Raptors coach Dwane Casey always looking for an edge

Raptors coach Dwane Casey (left) and general manager Bryan Colangelo during the club's media day at...

Raptors coach Dwane Casey (left) and general manager Bryan Colangelo during the club's media day at the Air Canada Centre in Toronto, Ont., Oct. 1, 2012. (CRAIG ROBERTSON/QMI Agency)

STEVE BUFFERY, QMI Agency

, Last Updated: 10:31 PM ET

TORONTO - Raptors head coach Dwane Casey has a reputation for being one of the hardest-working bench bosses in the NBA, and not just during the season.

Always looking for new and improved ways to prepare his teams, Casey took a step beyond his normal off-season routine this summer, actually spending a couple of days at the Seattle Seahawks training camp at the Virginia Mason Athletic Center in Renton, Wash., on the shores of Lake Washington. Casey, who lives in the Seattle area during the NBA off-season, said he got the idea of attending the Seahawks camp from a neighbour.

“My next-door neighbour’s (the Seahawks) punter, Jon Ryan, who’s also Canadian,” said Casey at the Raptors media day on Monday at the Air Canada Centre. “He said: ‘Hey you should come and watch practice,’ because we were talking about how we (the Raptors) ran practice and what we did. So I called (Seahawks) coach (Pete) Carroll and asked if it was okay if I came.”

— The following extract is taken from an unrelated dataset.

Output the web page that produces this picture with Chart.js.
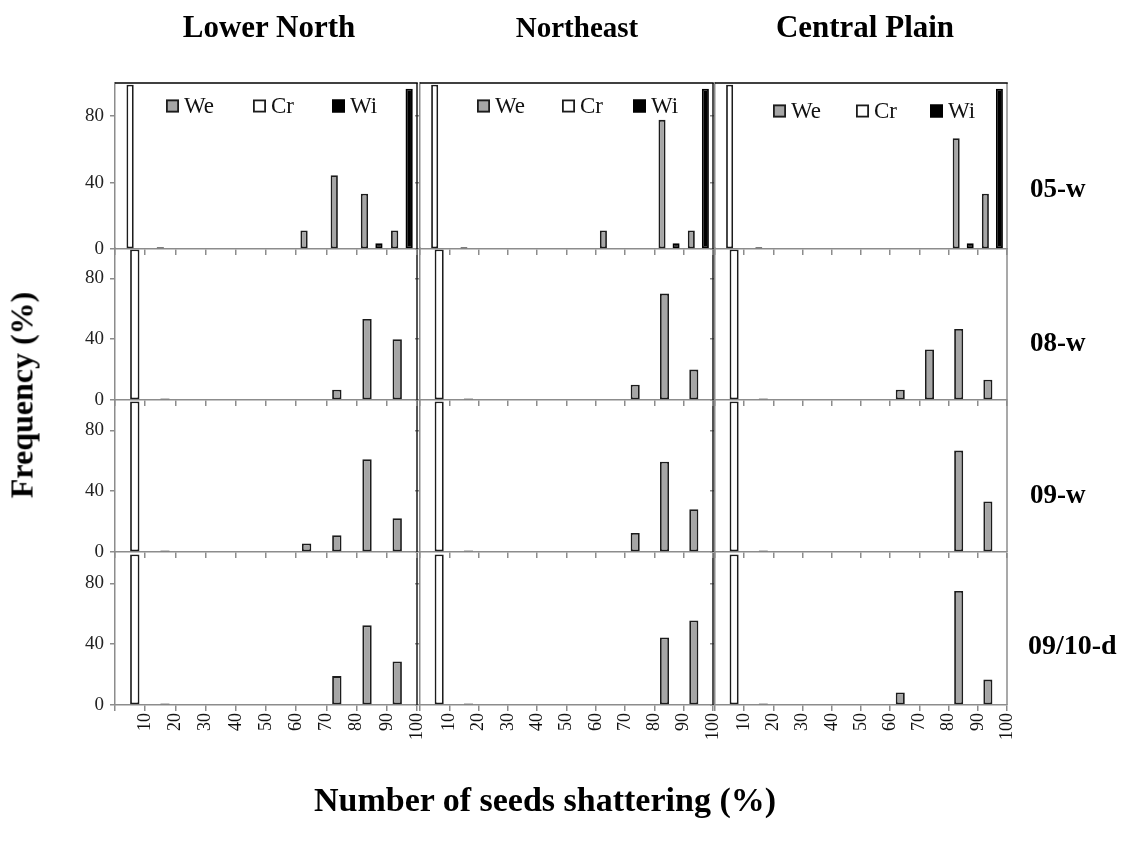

Casey said Carroll was completely open to the idea.

“He’s a huge basketball fan, he has hoops all over this office, and he walks around the office dribbling the basketball, so he was okay with it,” said Casey. “So I went, they put me out there, and I was more afraid getting run over by the linebackers. But I was right out there on the field with the coaches and was a part of what they were doing.”

Of course, Casey won’t be trying any play-action passes or flea-flickers during Raptors contests, but the second-year Toronto head coach said he learned a tremendous amount during his short stay at the Seahawks camp, particularly in terms of attention to detail in organizing workouts and scrimmages.

“I know (Dallas Mavericks coach) Rick Carlisle went to the (Cowboys) camp last year and that’s where I kind of got the idea a little bit,” he said. “But I would recommend any coach, whether it’s baseball or soccer or whatever, to go watch an NFL practice and just see how meticulous they are with technique, footwork, and how they really utilize the clock, with 100 and some men, with music blaring in the background. Guys have to focus to hear what you’re saying or they’re going to get their butt knocked off. So they have to focus and listen. And it’s the same thing, if you think about it, with crowd noise.”

Casey said the fact that coach Carroll ran practices with loud rap music blaring throughout was an eye opener (not to mention an ear opener), but says he understands why the former USC legend did that, and is actually thinking of incorporating loud music into some future Raptors practice — albeit slowly to start.

“I mean it’s glaring,” said Casey. “You’ve got sports writers on the side trying to talk to each other, the rap music is going the whole practice, the coaches are talking over that. Coach Carroll’s philosophy is, ‘Okay, these guys listen to that music as soon as they walk off the field anyway, and it gets (him) going as a coach.’

“It’s something we may look at as far as our stretching (before practice),” Casey said. “I don’t know if I can go the whole practice or not, but I’ve told DeMar (DeRozan) and Ed (Davis) to pick out some clean rap music that I can relate to. I’m kind of a country and western guy, being from Kentucky, so pick out some good music that they can get loose to. Whatever it takes.”

Casey joked that he might not have the “you-know-what” to play loud music throughout an entire practice yet, but he’s definitely going to experiment.

“The rap music was a little much, man,” he said, laughing. “I was surprised with (Carroll) being 61 that he would do that. But he said he did it at USC and he said the hardest thing to do is try to do that after a tough loss, because now people are starting to look at you saying: ‘You’re too loose, you’re too this or that.’ But you’ve got to be able to stick with it, and that’s what he does and he’s had success with it at the college level and with the Seahawks.”

Casey said he was so impressed with the way Carroll operated camp that he hopes to expand his participation next summer.

“What I would like to do in the future is take my staff and go spend maybe a whole week and do what I did over a couple of days,” he said. “It was very rewarding for me and kind of clarified what I’m teaching and how I try to teach, and things that I do.”

“I want to be innovative and try new things. There’s more than one way to skin a cat,” added Casey, before the Raptors jumped on a plane bound for Halifax, the site of this week’s training camp.

Casey was asked what might happen if he happened to play country and western music during a practice.

“They’d probably walk out on me,” he said.